**WHAT TO DO**
Find the word "seaborn" in the listing; pull out each line holding it.

**AVAILABLE DATA**

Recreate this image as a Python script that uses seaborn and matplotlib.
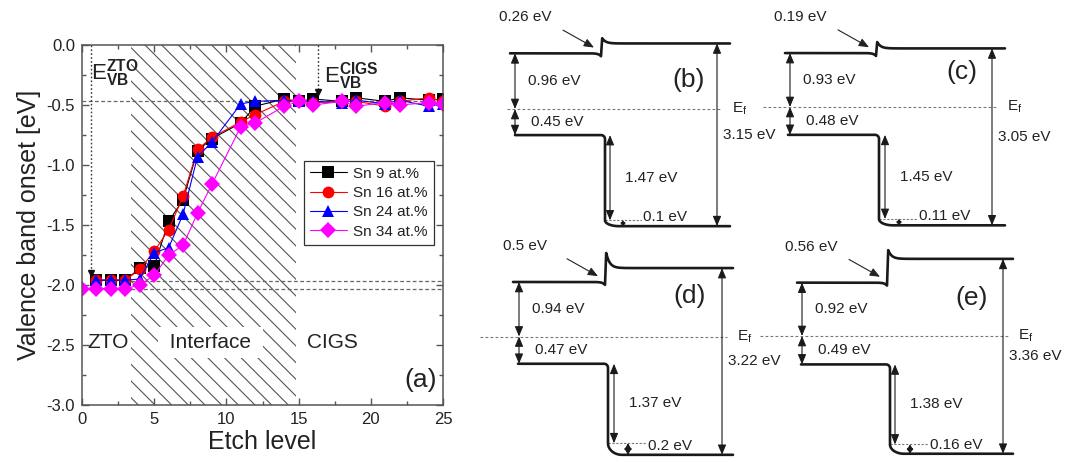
import numpy as np
import pandas as pd
import matplotlib
matplotlib.use("Agg")
import matplotlib.pyplot as plt
from matplotlib.ticker import MultipleLocator, FormatStrFormatter
import seaborn as sns

# ---------------------------------------------------------------- data
# valence band onset vs. etch level for the four Sn contents
etch_levels = [1, 2, 3, 4, 5, 6, 7, 8, 9, 11, 12, 14, 15, 16, 18, 19, 21, 22, 24, 25]
etch_levels_sn34 = [0] + etch_levels
sn9 = [-1.96, -1.96, -1.96, -1.86, -1.84, -1.47, -1.29, -0.88, -0.78, -0.65,
       -0.51, -0.45, -0.47, -0.45, -0.47, -0.44, -0.47, -0.44, -0.46, -0.45]
sn16 = [-1.96, -1.96, -1.96, -1.87, -1.72, -1.54, -1.26, -0.87, -0.77, -0.64,
        -0.58, -0.47, -0.47, -0.48, -0.47, -0.47, -0.51, -0.47, -0.44, -0.47]
sn24 = [-1.96, -1.96, -1.96, -1.95, -1.73, -1.69, -1.41, -0.93, -0.81, -0.49,
        -0.47, -0.46, -0.47, -0.47, -0.48, -0.46, -0.49, -0.46, -0.51, -0.49]
sn34 = [-2.03, -2.03, -2.03, -2.03, -2.00, -1.92, -1.75, -1.67, -1.40, -1.16, -0.68,
        -0.65, -0.51, -0.47, -0.50, -0.47, -0.51, -0.48, -0.50, -0.48, -0.49]
series_labels = ["Sn 9 at.%", "Sn 16 at.%", "Sn 24 at.%", "Sn 34 at.%"]
series_colors = ["#000000", "#ff0000", "#0000ff", "#ff00ff"]
series_markers = ["s", "o", "^", "D"]

# reference valence band maxima
vbm_cigs = -0.47
vbm_zto = [-1.97, -2.03]
interface_range = [3.4, 14.85]

# band alignment schematics (energies in eV, relative to E_f)
panel_tags = ["(b)", "(c)", "(d)", "(e)"]
cb_offset = [0.96, 0.93, 0.94, 0.92]     # E_c(ZTO) - E_f
vb_offset = [0.45, 0.48, 0.47, 0.49]     # E_f - E_v(ZTO)
vb_drop = [1.47, 1.45, 1.37, 1.38]       # valence band offset at the interface
vb_bend = [0.1, 0.11, 0.2, 0.16]         # band bending in CIGS
cigs_gap = [3.15, 3.05, 3.22, 3.36]      # right-hand span
cb_spike = [0.26, 0.19, 0.5, 0.56]       # conduction band spike

# ---------------------------------------------------------------- style
sns.set_theme(style="ticks")
plt.rcParams["font.family"] = ["Liberation Sans", "DejaVu Sans"]
plt.rcParams.update({
    "axes.unicode_minus": False,
    "mathtext.fontset": "custom",
    "mathtext.rm": "Liberation Sans",
    "mathtext.bf": "Liberation Sans:bold",
    "hatch.linewidth": 0.8,
    "hatch.color": "#555555",
    "axes.edgecolor": "#555555",
    "xtick.color": "#555555",
    "ytick.color": "#555555",
    "xtick.labelcolor": "#222222",
    "ytick.labelcolor": "#222222",
    "text.color": "#222222",
    "axes.labelcolor": "#222222",
})

W, H = 1070, 462
fig = plt.figure(figsize=(W / 100, H / 100), dpi=100)


def px_axes(left, top, width, height):
    return fig.add_axes([left / W, 1 - (top + height) / H, width / W, height / H])


# ---------------------------------------------------------------- (a)
ax = px_axes(82, 45, 361, 360)

frames = [pd.DataFrame({"etch": x, "vbo": y, "sample": lab})
          for x, y, lab in zip([etch_levels, etch_levels, etch_levels, etch_levels_sn34],
                               [sn9, sn16, sn24, sn34], series_labels)]
df = pd.concat(frames, ignore_index=True)

ax.axvspan(*interface_range, facecolor="none", edgecolor="#555555", hatch="\\\\",
           lw=0, zorder=0.5)
ax.axhline(vbm_cigs, color="#666666", lw=0.9, ls=(0, (3, 2)), zorder=1)
ax.hlines(vbm_zto, interface_range[0], 25, color="#666666", lw=0.9, ls=(0, (3, 2)), zorder=1)

sns.lineplot(data=df, x="etch", y="vbo", hue="sample", style="sample",
             palette=dict(zip(series_labels, series_colors)),
             markers=dict(zip(series_labels, series_markers)), dashes=False,
             hue_order=series_labels, style_order=series_labels,
             markersize=8.5, markeredgewidth=0, linewidth=0.8, errorbar=None, ax=ax)

# level markers with arrow tips
for x_mark, y_tip in [(0.6, vbm_zto[0] + 0.04), (16.37, vbm_cigs + 0.05)]:
    ax.plot([x_mark, x_mark], [0, y_tip + 0.05], color="#333333", lw=1.0, ls=(0, (1.2, 1.6)), zorder=3)
    ax.plot([x_mark], [y_tip + 0.03], marker="v", color="#111111", markersize=5, zorder=3)

ax.text(0.62, -0.23, r"$\mathrm{E}_{\mathbf{VB}}^{\mathbf{ZTO}}$", fontsize=16, va="center", ha="left")
ax.text(16.75, -0.26, r"$\mathrm{E}_{\mathbf{VB}}^{\mathbf{CIGS}}$", fontsize=16, va="center", ha="left")
ax.text(0.35, -2.48, "ZTO", fontsize=15, va="center", ha="left")
ax.text(8.9, -2.48, " Interface ", fontsize=15, va="center", ha="center",
        bbox=dict(boxstyle="square,pad=0.3", fc="white", ec="none"), zorder=4)
ax.text(15.6, -2.48, "CIGS", fontsize=15, va="center", ha="left")
ax.text(24.6, -2.79, "(a)", fontsize=19, va="center", ha="right")

ax.set_xlim(0, 25)
ax.set_ylim(-3.0, 0.0)
ax.xaxis.set_major_locator(MultipleLocator(5))
ax.xaxis.set_minor_locator(MultipleLocator(2.5))
ax.yaxis.set_major_locator(MultipleLocator(0.5))
ax.yaxis.set_minor_locator(MultipleLocator(0.25))
ax.yaxis.set_major_formatter(FormatStrFormatter("%.1f"))
ax.tick_params(which="both", direction="in", top=True, right=True, labelsize=12, width=1.0)
ax.tick_params(which="major", length=5, pad=5)
ax.tick_params(which="minor", length=3)
for sp in ax.spines.values():
    sp.set_linewidth(1.1)
ax.set_xlabel("Etch level", fontsize=18, labelpad=2)
ax.set_ylabel("Valence band onset [eV]", fontsize=18, labelpad=4)

sns.move_legend(ax, loc="upper left", bbox_to_anchor=(0.615, 0.679), borderaxespad=0,
                title=None, frameon=True, fancybox=False, framealpha=1, edgecolor="#333333",
                fontsize=11, handlelength=2.4, handletextpad=0.4, labelspacing=0.35,
                borderpad=0.4)
ax.get_legend().get_frame().set_linewidth(0.9)

# ---------------------------------------------------------------- (b)-(e)
PX_PER_EV = 58.0

layouts = [
    dict(left=470, top=0, h=240, ef=109, x0=40, vb0=45, xj=131, xv=135, x1=260,
         ar_l=45, ar_r=247, ar_drop=140, ar_bend=153, dot_end=217, ef0=37, tag=(219, 0.5)),
    dict(left=770, top=0, h=240, ef=107, x0=15, vb0=18, xj=106, xv=109, x1=235,
         ar_l=20, ar_r=222, ar_drop=115, ar_bend=129, dot_end=192, ef0=-7, tag=(192, 0.6)),
    dict(left=470, top=230, h=232, ef=106.5, x0=43, vb0=48, xj=135, xv=138, x1=263,
         ar_l=49, ar_r=252, ar_drop=144, ar_bend=158, dot_end=222, ef0=10, tag=(220, 0.69)),
    dict(left=770, top=230, h=232, ef=106, x0=27, vb0=31, xj=117, xv=120, x1=243,
         ar_l=32, ar_r=233, ar_drop=125, ar_bend=140, dot_end=203, ef0=-10, tag=(202, 0.66)),
]


def double_arrow(a, x, y0, y1):
    span_px = abs(y1 - y0) * PX_PER_EV
    hl = min(0.6, 0.45 * span_px / 13.9)
    hw = min(0.25, 0.45 * hl + 0.05)
    a.annotate("", xy=(x, y1), xytext=(x, y0),
               arrowprops=dict(arrowstyle=f"<|-|>,head_length={hl:.3f},head_width={hw:.3f}",
                               color="#1a1a1a", lw=0.8, shrinkA=0, shrinkB=0,
                               mutation_scale=10), annotation_clip=False)


def ev_label(v):
    return f"{v:g} eV"


def band_panel(a, cb, vb, drop, bend, gap, spike, tag, lay):
    top_ev = lay["ef"] / PX_PER_EV
    a.set_xlim(0, 300)
    a.set_ylim(top_ev - lay["h"] / PX_PER_EV, top_ev)
    a.axis("off")

    cb_l, vb_l = cb, -vb
    vb_r = vb_l - drop - bend
    cb_r = vb_r + gap
    peak = cb_l + spike
    xj, xv, x1 = lay["xj"], lay["xv"], lay["x1"]

    # conduction band with the interface spike
    xl = np.linspace(lay["x0"], xj, 120)
    yl = cb_l - 0.05 * np.exp(-(xj - xl) / 2.5)
    xr = np.linspace(xj + 1.2, x1, 400)
    yr = cb_r + (peak - cb_r) * np.exp(-(xr - xr[0]) / 3.5)
    a.plot(np.r_[xl, xr], np.r_[yl, yr], color="k", lw=1.9, clip_on=False,
           solid_joinstyle="round")

    # valence band: step, cliff and band bending
    r_px, r_ev = 4.0, 4.0 / PX_PER_EV
    t = np.linspace(np.pi / 2, 0, 20)
    corner_x = xv - r_px + r_px * np.cos(t)
    corner_y = vb_l - r_ev + r_ev * np.sin(t)
    bw = 14.0
    t2 = np.linspace(0, np.pi / 2, 40)
    bend_x = xv + bw - bw * np.cos(t2)
    bend_y = vb_r + bend - bend * np.sin(t2)
    vx = np.r_[lay["vb0"], corner_x, bend_x, x1]
    vy = np.r_[vb_l, corner_y, bend_y, vb_r]
    a.plot(vx, vy, color="k", lw=1.9, clip_on=False, solid_joinstyle="round", zorder=2.5)

    # Fermi level
    a.plot([lay["ef0"], lay["ar_r"] + 5], [0, 0], color="#777777", lw=0.8,
           ls=(0, (2.5, 2)), clip_on=False)
    a.text(lay["ar_r"] + 15, 0, r"$\mathrm{E}_{\mathrm{f}}$", fontsize=11, va="center", ha="left")

    # bending reference level
    a.plot([xv, lay["dot_end"]], [vb_r + bend] * 2, color="#777777", lw=0.8,
           ls=(0, (2, 1.5)), clip_on=False)

    double_arrow(a, lay["ar_l"], cb_l, 0)
    double_arrow(a, lay["ar_l"], 0, vb_l)
    double_arrow(a, lay["ar_r"], cb_r, vb_r)
    double_arrow(a, lay["ar_drop"], vb_l, vb_r + bend)
    double_arrow(a, lay["ar_bend"], vb_r + bend, vb_r)

    fs = 11
    a.text(lay["ar_l"] + 13, cb_l / 2, ev_label(cb), fontsize=fs, va="center")
    a.text(lay["ar_l"] + 16, vb_l / 2, ev_label(vb), fontsize=fs, va="center")
    a.text(lay["ar_drop"] + 15, vb_l - drop / 2, ev_label(drop), fontsize=fs, va="center")
    a.text(lay["ar_bend"] + 20, vb_r + 0.035, ev_label(bend), fontsize=fs, va="bottom",
           bbox=dict(boxstyle="square,pad=0.05", fc="white", ec="none"), zorder=2.2)
    a.text(lay["ar_r"] + 6, (cb_r + vb_r) / 2, ev_label(gap), fontsize=fs, va="center")
    a.text(lay["tag"][0], lay["tag"][1], tag, fontsize=19, ha="center", va="center")

    # spike call-out
    a.annotate("", xy=(xj - 7, cb_l + 0.1), xytext=(xj - 38, cb_l + 0.4),
               arrowprops=dict(arrowstyle="-|>,head_length=0.6,head_width=0.25",
                               color="#222222", lw=0.8, shrinkA=0, shrinkB=0,
                               mutation_scale=10), annotation_clip=False)
    a.text(xj - 102, cb_l + 0.62, ev_label(spike), fontsize=fs, va="center", ha="left")


for i, lay in enumerate(layouts):
    bax = px_axes(lay["left"], lay["top"], 300, lay["h"])
    band_panel(bax, cb_offset[i], vb_offset[i], vb_drop[i], vb_bend[i],
               cigs_gap[i], cb_spike[i], panel_tags[i], lay)

fig.savefig("out.png", dpi=100)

**ANSWER**
Recreate this image as a Python script that uses seaborn and matplotlib.
import seaborn as sns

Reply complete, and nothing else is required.